My doctor at The Klinik in German told me yesterday that she wants me to undergo something called “hot therapy” when I get to The Klinik for post-radiation treatment.  In the meantime, she said I should continue doing what I’m doing, and start drips with Vitamin C and Vitamin D with minerals on Tuesday.

Hot therapy?  Here’s what I found out about it:

It’s officially known as “regional hyperthermia,” and what it does is expose the body tissue in and around a tumor to high temperatures-- as high as 113º Fahrenheit. The therapy was developed after studies showed that such heat can kill cancer cells directly, as well as apparently make some tumors more susceptible to the effects of chemotherapy, with minimal injury to normal tissue.

Hot therapy isn’t common in the United States, but it has been tested in clinical trials, primarily in Europe.  The main trial was led by Rolf Issels, M.D., Ph.D., of the University of Munich in Germany, and supported by the European Organization for Research and Treatment of Cancer and the European Society for Hyperthermic Oncology.

Patients with high-risk soft tissue sarcomas whose tumors were treated with a kind of localized heat therapy and other treatment lived longer without their disease worsening or returning than did those who did not receive hot therapy.

Checked out about 25 months later, patients who’d received hot therapy did significantly better by nearly all measures. Their disease-free survival was 16 months, compared to 13 months for those on chemotherapy alone-- a 35 percent reduction in risk.  Partial and complete tumor responses were seen in 28.7 percent of hot therapy patients, compared to 12.6 percent for those receiving chemotherapy alone.

Patients treated with hot therapy also went an average of 38 months before local progression of disease, compared to 26 months for chemotherapy alone.  That’s a 32 percent reduction in risk.

And in case it sounds a bit on the edge, I found a quote from Barry Anderson, M.D., a senior investigator in the National Cancer Institute’s Cancer Therapy Evaluation Program (NCI is the US government’s main cancer research agency):

“The addition of regional hyperthermia improves the response of these soft tissue sarcomas to the standard chemotherapy. Though we don’t know if these patients will live longer (than those not receiving hot therapy), disease recurrence and local progression are both significantly improved.”

Someone asked me why I’m doing hot therapy now that my chemotherapy treatment is finished.  That’s because I still have enough chemo in my soft tissue that the heat will activate what’s left in my system. 
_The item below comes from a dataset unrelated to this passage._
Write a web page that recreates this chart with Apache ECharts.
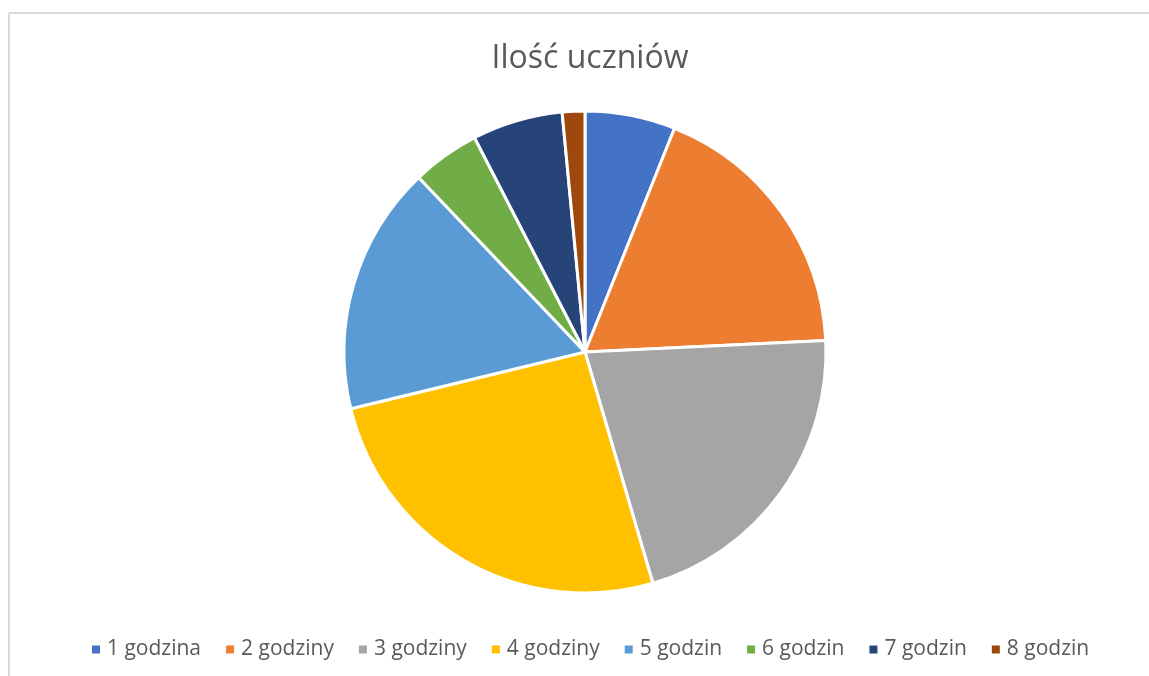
<!DOCTYPE html>
<html>
<head>
<meta charset="utf-8">
<script src="https://cdn.jsdelivr.net/npm/echarts@6/dist/echarts.min.js"></script>
<style>
html,body{margin:0;padding:0;background:#fff;}
#chart{width:1149px;height:676px;}
</style>
</head>
<body>
<div id="chart"></div>
<script>
const titleText = 'Ilość uczniów';
const categories = ['1 godzina','2 godziny','3 godziny','4 godziny','5 godzin','6 godzin','7 godzin','8 godzin'];
const values = [4, 12, 14, 17, 11, 3, 4, 1];
const colors = ['#4472C4','#ED7D31','#A5A5A5','#FFC000','#5B9BD5','#70AD47','#264478','#9E480E'];

const chart = echarts.init(document.getElementById('chart'));
chart.setOption({
  animation: false,
  color: colors,
  title: {
    text: titleText,
    left: 585,
    textAlign: 'center',
    top: 38,
    textStyle: {fontFamily: 'Open Sans', fontSize: 32, fontWeight: 'normal', color: '#595959'}
  },
  legend: {
    top: 634,
    left: 85,
    icon: 'rect',
    itemWidth: 10,
    itemHeight: 10,
    itemGap: 23,
    textStyle: {fontFamily: 'Open Sans', fontSize: 21, color: '#595959', padding: [0,0,0,1]},
    data: categories
  },
  graphic: [
    {type: 'line', shape: {x1: 9, y1: 13, x2: 1149, y2: 13}, style: {stroke: '#D9D9D9', lineWidth: 2}},
    {type: 'line', shape: {x1: 9, y1: 13, x2: 9, y2: 676}, style: {stroke: '#D9D9D9', lineWidth: 2}}
  ],
  series: [{
    type: 'pie',
    center: [585, 352],
    radius: [0, 241],
    startAngle: 90,
    clockwise: true,
    label: {show: false},
    labelLine: {show: false},
    itemStyle: {borderColor: '#fff', borderWidth: 3},
    emphasis: {disabled: true},
    data: categories.map((c, i) => ({name: c, value: values[i]}))
  }]
});
</script>
</body>
</html>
These Germans have been doing this a long time.

I also started taking On The Rock Nutrition. I don't know where to buy it other than at  I take the The Men's Mix, The Daily Mix and Energy Mix every day. These vegetable, fruit and herb dietary supplements bring down the body’s acid level and raise the alkaline level. Cancer cells thrive in bodies with high acid levels. High alkaline in the body is a perfect  environment to prevent cancer cells from living.

I'll let you know how I feel after my drips on Tuesday.